23.12.2010, PAN Germany, Christian Schweer

Aus: PAN Germany PestizidBrief November/Dezember 2010

Nachdem das Europäische Parlament (EP) im September 2010 seine Änderungsvorschläge zum Kommissionsentwurf einer Biozid-Verordnung beschlossen hatte, sind nun die Umweltminister der EU-Staaten gefordert, ihre gemeinsame Position vorzulegen. Eine Einigung im Rat wird für Dezember 2010 angestrebt. Die neu eingebrachten Vorschläge lassen erkennen, dass dem Umwelt- und Gesundheitsschutz mehr Bedeutung zukommen soll. Allerdings bemängelt PAN, dass wichtige Anregungen des EP bislang nicht aufgegriffen wurden. Das betrifft v. a. Regelungen zur Verwendung und Substitution von Bioziden. Ein Umdenken im Rat ist dringend erforderlich.

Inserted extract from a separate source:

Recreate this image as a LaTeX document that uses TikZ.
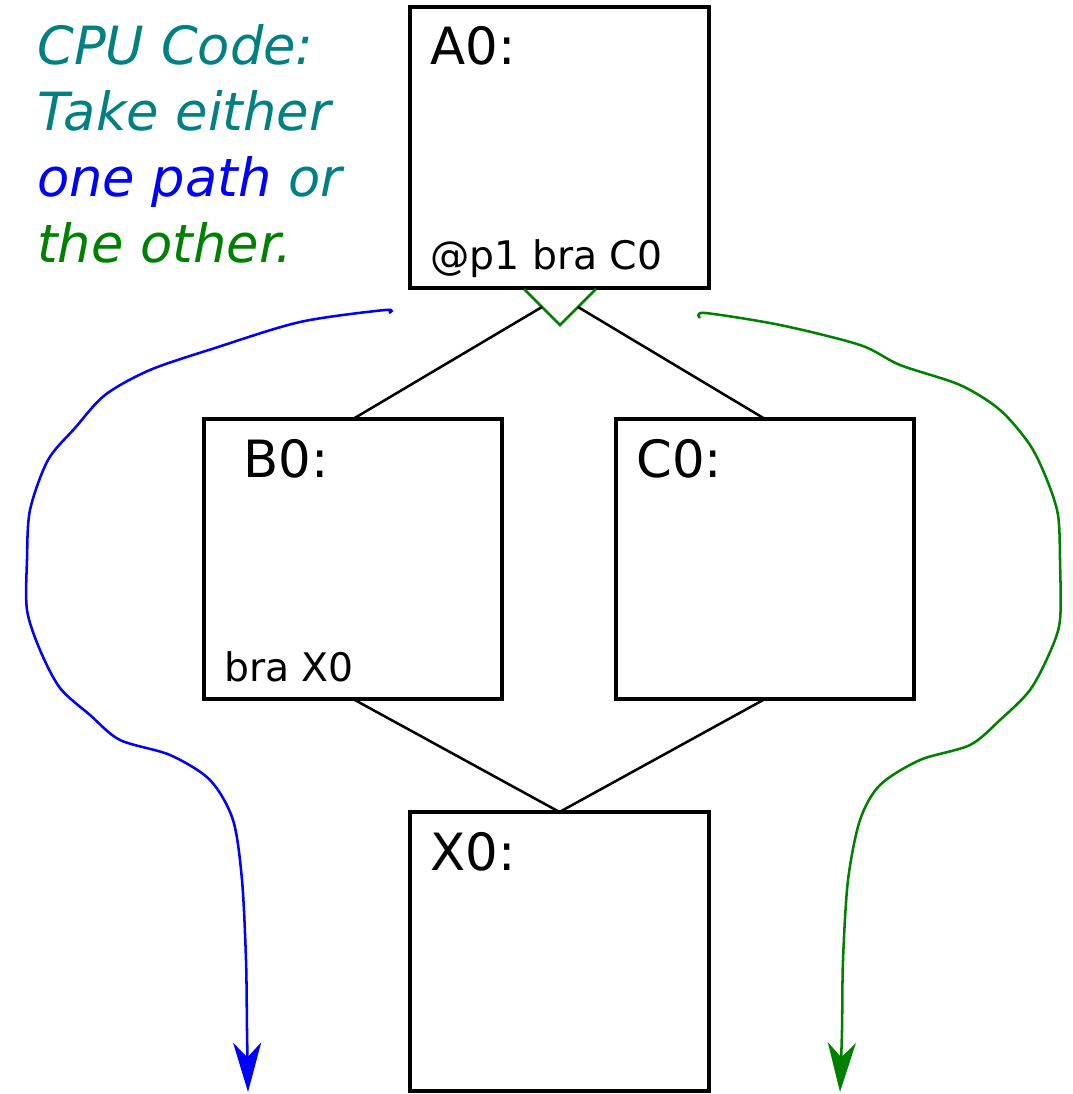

Im Oktober und November 2010 sind in der Ratsarbeitsgruppe Umwelt zahlreiche neue Vorschläge zur Ausgestaltung der Biozid-Verordnung eingebracht und beraten worden. Die Arbeitsgruppe bereitet die Entscheidungen des Rates der Umweltminister der EU-Mitgliedsstaaten vor, der im EU-Rat für die Verordnung federführend zuständig ist. Die Änderungen betreffen mehrere Kapitel und Anhänge des Gesetzes. Sie zeigen, dass sich die Ergebnisse der ersten Lesung im EP auf die Beratungen im Rat ausgewirkt haben. So schlägt nun die Ratsarbeitsgruppe Umwelt vor, dass die Anforderungen der EU-Wasserrahmenrichtlinie bei der Zulassung von Bioziden zu berücksichtigen sind. Wie zuvor im EP wird die Ausgestaltung des cut-off Regimes (Artikel 5) intensiver beraten. Ebenso stehen die Anforderungen an die Produkt-Zulassung (Artikel 17, 29 und 33) und an die Zulassungs-Daten im Mittelpunkt der Diskussion (Anhänge II und III). Dabei übernehmen die Vertreter der Mitgliedsstaaten in der Ratsarbeitsgruppe Umwelt aber nicht einfach nur die bisher vorgetragenen Vorschläge der EP-Abgeordneten, sondern bringen auch neue Aspekte ein. Nicht immer sind diese vorteilhafter für den Umwelt- und Gesundheitsschutz. Zentrale Themen der Beratung in der Ratsarbeitsgruppe sind:


Cut-off Regime

Das cut-off Regime soll die Zulassung besonders gefährlicher Wirkstoffe grundsätzlich verhindern. Im Fokus der Beratungen stehen Ausnahmeklauseln, die unter bestimmten Bedingungen ein weiteres Inverkehrbringen von cut-off Bioziden ermöglichen. Positiv ist, dass im Rat über eine weitere Eingrenzung von Schlupflöchern nachgedacht wird. Für jeden vorgesehen Ausnahmefall ist eine Alternativen-Prüfung vorzunehmen. Das bedeutet: Vor Inanspruchnahme der Ausnahme muss bewiesen werden, dass es keine unbedenklichere Substanz oder kein Alternativ-Verfahren für den beanspruchten Zweck gibt. Außerdem soll geprüft werden, ob Gefahren durch "worst case"-Fälle (Unfälle etc.) bestehen. Sollten Mensch und Umwelt durch die Ausnahmegenehmigung ggf. krebserregenden oder anderweitig gefährlichen Bioziden ausgesetzt sein, so soll eine Zulassung versagt werden.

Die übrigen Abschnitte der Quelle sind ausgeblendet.